Member of the Storting
- Incumbent
- Assumed office 1 October 2025
- Constituency: Akershus

Deputy County Mayor of Akershus
- In office 17 October 2023 – 25 September 2025
- Mayor: Thomas Sjøvold (H)
- Succeeded by: Ole Jacob Johansen (FrP)

Personal details
- Born: 13 March 1967 (age 59)
- Party: Progress

= Liv Gustavsen =

Norwegian politician (born 1967)

Liv Thon Gustavsen (born 13 March 1967) is a Norwegian politician for the Progress Party.

==Political career==
===Parliament===
She served as a deputy representative to the Storting from Akershus from 2017 to 2021. She was elected as a regular representative in 2025.

===Local politics===
Hailing from Årnes, she joined the Progress Party in 2008. In 2011, she became deputy member of Nes municipal council, in 2015 she became a full member as well as deputy member of Akershus county council, and in 2016 she succeeded Hans Andreas Limi as chair of Akershus Progress Party.

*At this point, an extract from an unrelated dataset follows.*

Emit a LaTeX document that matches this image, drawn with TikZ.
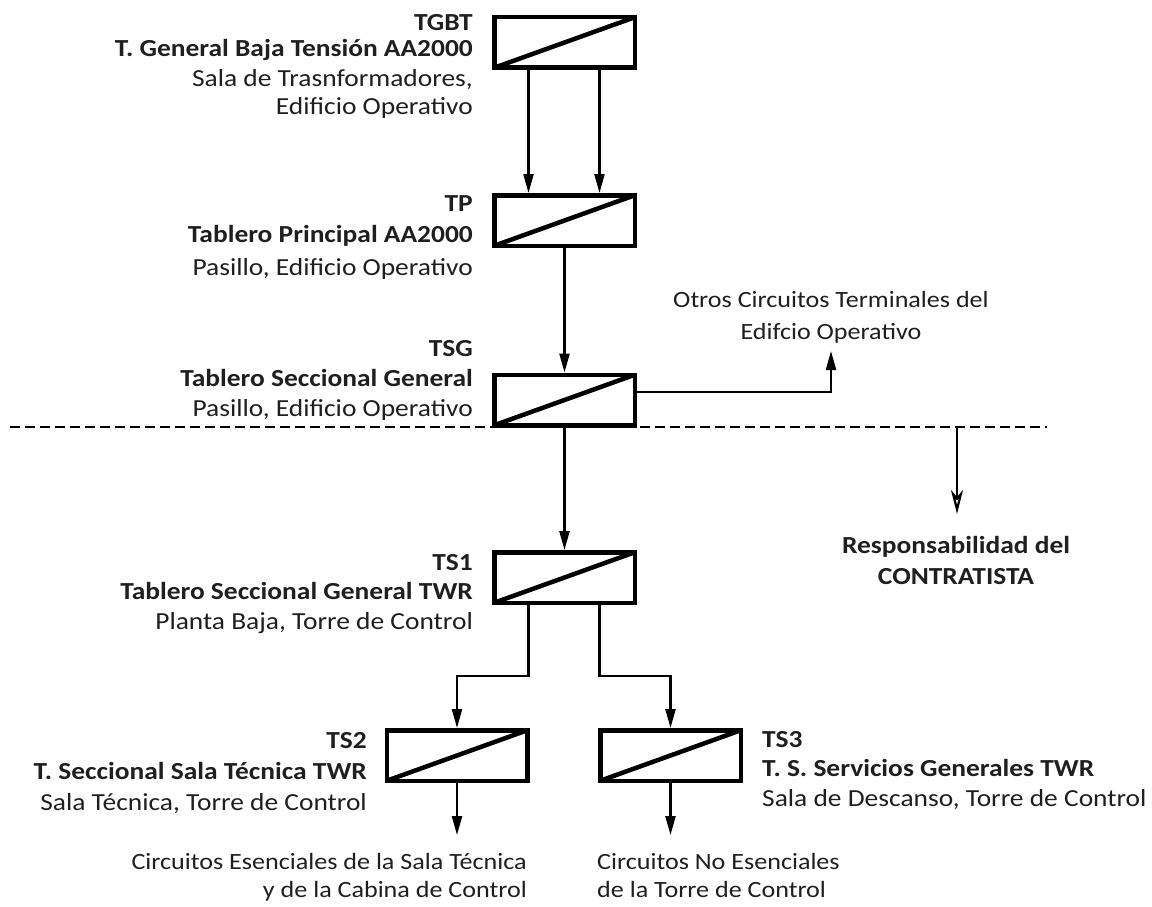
\documentclass[tikz,border=0pt]{standalone}
\usepackage{fontspec}
\setmainfont{Carlito}[FakeStretch=1.12]
\usetikzlibrary{arrows.meta}
\begin{document}
\begin{tikzpicture}[x=1pt,y=-1pt,
  board/.style={draw=black, line width=4.5pt, minimum width=140.5pt, minimum height=50.5pt,
    inner sep=0pt, fill=white,
    path picture={\draw[line width=4.5pt] (path picture bounding box.south west) -- (path picture bounding box.north east);}},
  conn/.style={line width=2.2pt, -{Triangle[length=19pt,width=10pt]}},
  hd/.style={inner sep=0pt, font=\fontsize{24.5}{30}\selectfont\bfseries, text=black!88},
  tx/.style={inner sep=0pt, font=\fontsize{24.5}{30}\selectfont, text=black!88},
  note/.style={inner sep=0pt, font=\fontsize{23.3}{28}\selectfont, text=black!88},
  hdR/.style={hd, anchor=base east},
  txR/.style={tx, anchor=base east},
  hdL/.style={hd, anchor=base west},
  txL/.style={tx, anchor=base west},
  hdC/.style={hd, anchor=base},
  noteR/.style={note, anchor=base east},
  noteL/.style={note, anchor=base west},
  noteC/.style={note, anchor=base},
  divider/.style={line width=2pt, dash pattern=on 10pt off 5pt}
]
\useasboundingbox (0,0) rectangle (1152,907);

% boards
\node[board] (tgbt) at (564.5,42.5) {};
\node[board] (tp)   at (564.5,220.5) {};
\node[board] (tsg)  at (564.5,400) {};
\node[board] (ts1)  at (564.5,577.5) {};
\node[board] (ts2)  at (457,755.5) {};
\node[board] (ts3)  at (670.5,755.5) {};

% labels TGBT
\node[hdR] (tgbt-a) at (473,31) {TGBT};
\node[hdR] (tgbt-b) at (473,57) {T. General Baja Tensión AA2000};
\node[txR] (tgbt-c) at (473,87) {Sala de Trasnformadores,};
\node[txR] (tgbt-d) at (473,114) {Edificio Operativo};
% TP
\node[hdR] (tp-a) at (473,211) {TP};
\node[hdR] (tp-b) at (473,242) {Tablero Principal AA2000};
\node[txR] (tp-c) at (473,275) {Pasillo, Edificio Operativo};
% TSG
\node[hdR] (tsg-a) at (473,356) {TSG};
\node[hdR] (tsg-b) at (473,386) {Tablero Seccional General};
\node[txR] (tsg-c) at (473,416) {Pasillo, Edificio Operativo};
% TS1
\node[hdR] (ts1-a) at (473,570) {TS1};
\node[hdR] (ts1-b) at (473,599) {Tablero Seccional General TWR};
\node[txR] (ts1-c) at (473,629) {Planta Baja, Torre de Control};
% TS2
\node[hdR] (ts2-a) at (367,748) {TS2};
\node[hdR] (ts2-b) at (367,779) {T. Seccional Sala Técnica TWR};
\node[txR] (ts2-c) at (367,810) {Sala Técnica, Torre de Control};
% TS3
\node[hdL] (ts3-a) at (762,747) {TS3};
\node[hdL] (ts3-b) at (762,776) {T. S. Servicios Generales TWR};
\node[txL] (ts3-c) at (762,806) {Sala de Descanso, Torre de Control};

% other texts
\node[noteC] (otros-a) at (831,307) {Otros Circuitos Terminales del};
\node[noteC] (otros-b) at (831,339) {Edifcio Operativo};
\node[hdC] (resp-a) at (956,553) {Responsabilidad del};
\node[hdC] (resp-b) at (956,584) {CONTRATISTA};
\node[noteR] (ese-a) at (527,869) {Circuitos Esenciales de la Sala Técnica};
\node[noteR] (ese-b) at (527,897) {y de la Cabina de Control};
\node[noteL] (noe-a) at (597,869) {Circuitos No Esenciales};
\node[noteL] (noe-b) at (597,897) {de la Torre de Control};

% free ends
\coordinate (otros-tip) at (831,351);
\coordinate (ts2-out) at (457,835);
\coordinate (ts3-out) at (670.5,835);
\coordinate (div-l) at (10,427);
\coordinate (div-r) at (1047,427);
\coordinate (resp-top) at (957,427);
\coordinate (resp-tip) at (957,514);

% connectors
\draw[conn] ([xshift=-36pt]tgbt.south) -- ([xshift=-36pt]tp.north);
\draw[conn] ([xshift=35pt]tgbt.south) -- ([xshift=35pt]tp.north);
\draw[conn] (tp.south) -- (tsg.north);
\draw[conn] (tsg.south) -- (ts1.north);
\draw[conn] ([yshift=8pt]tsg.east) -| (otros-tip);
\draw[conn] ([xshift=-36pt]ts1.south) -- ++(0,71) -| (ts2.north);
\draw[conn] ([xshift=35pt]ts1.south) -- ++(0,71) -| (ts3.north);
\draw[conn] (ts2.south) -- (ts2-out);
\draw[conn] (ts3.south) -- (ts3-out);

% responsibility divider
\draw[divider] (div-l) -- (div-r);
\draw[line width=2.2pt, -{Stealth[open, length=24pt, width=12pt, inset=7pt]}] (resp-top) -- (resp-tip);
\end{tikzpicture}
\end{document}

Following the 2023 local elections, she became the new deputy county mayor of the newly re-established Akershus, serving under Conservative Thomas Sjøvold. She resigned after being elected to the Storting again at the 2025 parliamentary election and was succeeded by Ole Jacob Johansen.

==Personal life==
She resided for many years in Haga and chaired the local sports club Haga IF. Outside of politics, she has spent her entire career in South African Pulp and Paper Industries.